Giguere will win the Leafs a few more games, but he won’t make much difference until the whole team starts playing better defensively.

In that context, Phaneuf is just another talented player like Tomas Kaberle.  Their talents mean nothing unless the whole team can execute consistently a well designed defensive plan.

The Leafs stripped themselves further of scoring by sending Stajan and Hagman to Calgary.  Now it will be up to “the kids” from the Marlies to take up the slack.

The Leafs season is lost so it is a good idea to see what the young farm hands can do, but if they can’t improve a bad offense, and play a good defensive game, then the Leafs will be weaker than before.

Still worse, Calgary shrewdly took White, perhaps the Leafs best overall defenceman whose career has been on the rise while Phaneuf’s has declined.  When that is considered, there is a real possibility that the Leafs have been taken to the cleaners in this deal.

In 1968-69, the Chicago Blackhawks, with Bobby Hull, Stan Mikita, and other stars finished last because they couldn’t play defense very well.

In contrast, in 1975, the New York Islanders, only three years from setting records as the worst expansion club ever, became perennial Stanley Cup contenders who went to the semifinals, with only one bonafide star, Denis Potvin, because they could execute Al Arbour’s defensive plan.

Until the Leafs play defense as a team, adding talent like Giguere and Phaneuf means nothing.  That is when the real revolution in the Leafs’ fortunes will take place.

Since the dynasty years of the 1960's, the Leafs have relied on their goaltenders far too much to make up for bad talent and poor overall team play.

You cannot win the Stanley Cup without good goaltending, but J.S. Giguere will not succeed where Mike Palmateer, Felix Potvin, Grant Fuhr, Curtis Joseph, and Ed Belfour have not, without talented players who can play good defense consistently.
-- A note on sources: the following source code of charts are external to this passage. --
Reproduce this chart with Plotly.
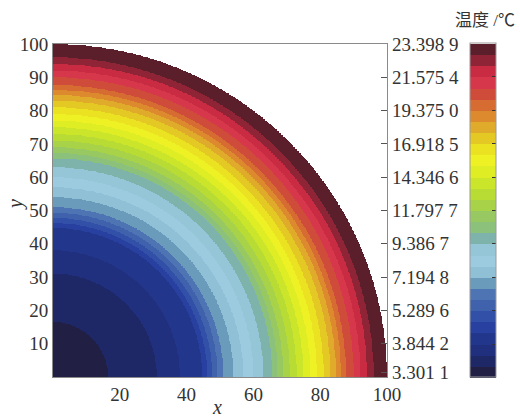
import numpy as np
import plotly.graph_objects as go

# ---- data ----
# band colours (inner -> outer) and each band's outer radius in the plot
band_colors = [
    "#221f45", "#1f2866", "#20307e", "#22378c", "#2841a0", "#3250a8",
    "#4062ad", "#4f74b3", "#6a9bbb", "#8fc0d6", "#9ccbe0", "#94c6d8",
    "#7db3aa", "#8bc17a", "#97c862", "#a8d247", "#b9dc34", "#cbe52b",
    "#dfee24", "#eef124", "#ebe322", "#e4c824", "#e0aa2a", "#dc8a2d",
    "#d76c33", "#d04c3a", "#d6374a", "#c92b42", "#8e2436", "#5a1f2b",
]
band_outer_radius = [
    16.5, 31.0, 38.0, 44.7, 46.2, 47.7, 49.3, 51.0, 54.0, 57.0, 60.0, 63.0,
    65.7, 67.3, 69.0, 71.0, 73.0, 75.0, 77.0, 79.0, 81.0, 83.0, 84.7, 86.2,
    87.7, 90.0, 92.0, 94.0, 96.0, 100.0,
]
x_ticks = [20, 40, 60, 80, 100]
y_ticks = [10, 20, 30, 40, 50, 60, 70, 80, 90, 100]
temp_label_pos = [100, 90, 80, 70, 60, 50, 40, 30, 20, 10, 1.5]
temp_labels = ["23.398 9", "21.575 4", "19.375 0", "16.918 5", "14.346 6",
               "11.797 7", "9.386 7", "7.194 8", "5.289 6", "3.844 2", "3.301 1"]
colorbar_title = "温度 /℃"

# ---- build field on a grid ----
n = 500
xs = (np.arange(n) + 0.5) * 100.0 / n
ys = (np.arange(n) + 0.5) * 100.0 / n
X, Y = np.meshgrid(xs, ys)
R = np.hypot(X, Y)
Z = np.searchsorted(np.array(band_outer_radius), R, side="left").astype(float) + 1
Z[R > 100] = np.nan

N = len(band_colors)
cscale = []
for k, c in enumerate(band_colors):
    cscale.append([k / N, c])
    cscale.append([(k + 1) / N, c])

FONT = "Liberation Serif, Noto Sans CJK SC"
L, Rm, T, B = 53, 133, 44, 41
W, H = 520, 418
pw = W - L - Rm
ph = H - T - B
bottom = T + ph


def px(xp):
    return (xp - L) / pw


def py(yp):
    return (bottom - yp) / ph


fig = go.Figure()
fig.add_trace(go.Heatmap(
    x=xs, y=ys, z=Z, colorscale=cscale, zmin=0.5, zmax=N + 0.5,
    hoverinfo="skip",
    colorbar=dict(
        x=px(470), xanchor="left", xpad=0,
        y=0.5, yanchor="middle", ypad=0,
        lenmode="pixels", len=ph + 1, thickness=26,
        outlinewidth=1, outlinecolor="#9a9a9a",
        tickmode="array", tickvals=[3.5 + 3 * i for i in range(9)],
        ticks="inside", ticklen=4, tickcolor="#333", showticklabels=False,
    ),
))
fig.add_trace(go.Scatter(x=[None], y=[None], yaxis="y2", showlegend=False,
                         hoverinfo="skip"))

axis_line = dict(showline=True, linecolor="#8a8a8a", linewidth=1,
                 showgrid=False, zeroline=False)
fig.update_layout(
    width=W, height=H,
    margin=dict(l=L, r=Rm, t=T, b=B, pad=0),
    paper_bgcolor="white", plot_bgcolor="white",
    font=dict(family=FONT, size=19, color="#333"),
    xaxis=dict(range=[0, 100], tickmode="array", tickvals=x_ticks,
               ticks="", mirror=True, **axis_line),
    yaxis=dict(range=[0, 100], tickmode="array", tickvals=y_ticks,
               ticks="", mirror=True, **axis_line),
    yaxis2=dict(range=[0, 100], overlaying="y", side="right", anchor="x",
                tickmode="array", tickvals=temp_label_pos, ticktext=temp_labels,
                ticks="inside", ticklen=6, tickcolor="#555",
                ticklabelstandoff=4,
                showgrid=False, zeroline=False, showline=False),
    showlegend=False,
    annotations=[
        dict(text=colorbar_title, xref="paper", yref="paper",
             x=px(485), y=py(20), xanchor="center", yanchor="middle",
             showarrow=False,
             font=dict(family=FONT, size=17, color="#333")),
        dict(text="<i>y</i>", xref="paper", yref="paper",
             x=px(15), y=py(205), xanchor="center", yanchor="middle",
             showarrow=False, textangle=-90,
             font=dict(family=FONT, size=20, color="#333")),
        dict(text="<i>x</i>", xref="paper", yref="paper",
             x=px(217), y=py(407), xanchor="center", yanchor="middle",
             showarrow=False,
             font=dict(family=FONT, size=20, color="#333")),
    ],
)
fig.write_html("out.html")
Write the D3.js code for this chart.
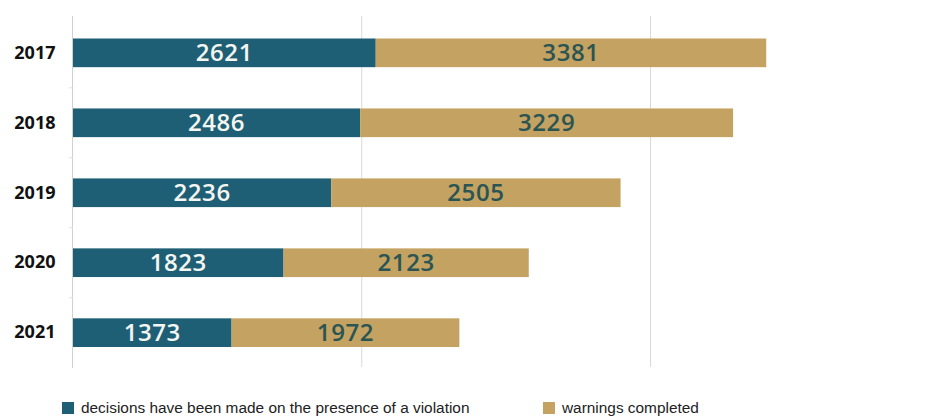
<!DOCTYPE html>
<html>
<head>
<meta charset="utf-8">
<script src="https://cdn.jsdelivr.net/npm/d3@7"></script>
<style>
  html, body { margin: 0; padding: 0; background: #ffffff; }
  svg { display: block; }
</style>
</head>
<body>
<svg id="chart" width="925" height="416"></svg>
<script>
// Yearly counts, stacked horizontally
const years = ["2017", "2018", "2019", "2020", "2021"];
const decisions = [2621, 2486, 2236, 1823, 1373];
const warnings = [3381, 3229, 2505, 2123, 1972];
const gridTicks = [0, 2500, 5000];
const seriesNames = ["decisions have been made on the presence of a violation", "warnings completed"];
const seriesColors = ["#1f5f75", "#c4a262"];

const svg = d3.select("#chart");

const x = d3.scaleLinear().domain([0, 5000]).range([73, 650.5]);
const y = d3.scaleBand().domain(years).range([17.5, 368]).paddingInner(0.59).paddingOuter(0.3);

// vertical gridlines
svg.append("g")
  .selectAll("line")
  .data(gridTicks.slice(1))
  .join("line")
  .attr("x1", d => x(d)).attr("x2", d => x(d))
  .attr("y1", 16).attr("y2", 367)
  .attr("stroke", "#d9d9d9").attr("stroke-width", 1);

// category axis on the left
const yAxis = svg.append("g")
  .attr("transform", `translate(${x(0) - 0.5},0)`)
  .call(d3.axisLeft(y).tickSize(0).tickPadding(17).tickFormat(d => d));
yAxis.select(".domain").attr("stroke", "#d0d0d0").attr("d", "M0,16V368");
yAxis.selectAll("text")
  .attr("font-family", "'Open Sans', sans-serif")
  .attr("font-weight", 700)
  .attr("font-size", 18)
  .attr("fill", "#111");

// short boundary ticks between categories
const step = y.step();
svg.append("g")
  .selectAll("line")
  .data(years.slice(0, -1))
  .join("line")
  .attr("x1", x(0) - 4).attr("x2", x(0))
  .attr("y1", d => y(d) + y.bandwidth() + (step - y.bandwidth()) / 2)
  .attr("y2", d => y(d) + y.bandwidth() + (step - y.bandwidth()) / 2)
  .attr("stroke", "#e2e2e2");

const rows = years.map((yr, i) => ({ year: yr, a: decisions[i], b: warnings[i] }));

const bars = svg.append("g");
bars.selectAll("rect.dec")
  .data(rows).join("rect").attr("class", "dec")
  .attr("x", x(0)).attr("y", d => y(d.year))
  .attr("width", d => x(d.a) - x(0)).attr("height", y.bandwidth())
  .attr("fill", seriesColors[0]);
bars.selectAll("rect.warn")
  .data(rows).join("rect").attr("class", "warn")
  .attr("x", d => x(d.a)).attr("y", d => y(d.year))
  .attr("width", d => x(d.a + d.b) - x(d.a)).attr("height", y.bandwidth())
  .attr("fill", seriesColors[1]);

// value labels centred in each segment
const labels = svg.append("g")
  .attr("font-family", "'Open Sans', sans-serif")
  .attr("font-weight", 600)
  .attr("font-size", 24)
  .attr("letter-spacing", 0.6)
  .attr("text-anchor", "middle");
labels.selectAll("text.dec")
  .data(rows).join("text").attr("class", "dec")
  .attr("x", d => (x(0) + x(d.a)) / 2)
  .attr("y", d => y(d.year) + y.bandwidth() / 2)
  .attr("dy", "0.36em")
  .attr("fill", "#f4f6f2")
  .text(d => d.a);
labels.selectAll("text.warn")
  .data(rows).join("text").attr("class", "warn")
  .attr("x", d => (x(d.a) + x(d.a + d.b)) / 2)
  .attr("y", d => y(d.year) + y.bandwidth() / 2)
  .attr("dy", "0.36em")
  .attr("fill", "#2a5552")
  .text(d => d.b);

// legend
const legendX = [62, 543];
const legend = svg.append("g");
seriesNames.forEach((name, i) => {
  legend.append("rect")
    .attr("x", legendX[i]).attr("y", 402)
    .attr("width", 12).attr("height", 12)
    .attr("fill", seriesColors[i]);
  legend.append("text")
    .attr("x", legendX[i] + 19).attr("y", 413)
    .attr("font-family", "'Liberation Sans', Arial, sans-serif")
    .attr("font-size", 15.4)
    .attr("fill", "#222")
    .text(name);
});
</script>
</body>
</html>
At the NHL’s website, the Leafs are described as “underachieving.”  I disagree.

Burke made a lot of brave talk based on his offseason deals that the Leafs would make the playoffs.

He seems to be the only one to believe it.  Most of the public has been booing this team since the first game of the season.

Either Burke was kidding himself and everyone else or he has badly misjudged this team’s level.

When Burke is compared with his basketball cousin, Bryan Colangelo, he comes off poorly.

Both tried to turn around their teams in the offseason.  But the Raptors are probably where they should be, a team that is playing better than .500, which occasionally beats a superior team and occasionally loses to one they should beat.

The Leafs are far from that modest pedestal and don’t have a first-round draft choice this year.  It’s hard to imagine where they’d be without Phil Kessel.

Burke needed to get Dave Keon and Red Kelly, spectacular defensive players who provided enough scoring when necessary, on a team that had few top offensive stars, but played the team game to perfection.

That’s when the Leafs found ways to win, not lose.  That’s why they won four Stanley Cups in the 1960's.

Instead the Leafs now have a “tough” team with little talent, that still has no clue about playing defense well and consistently.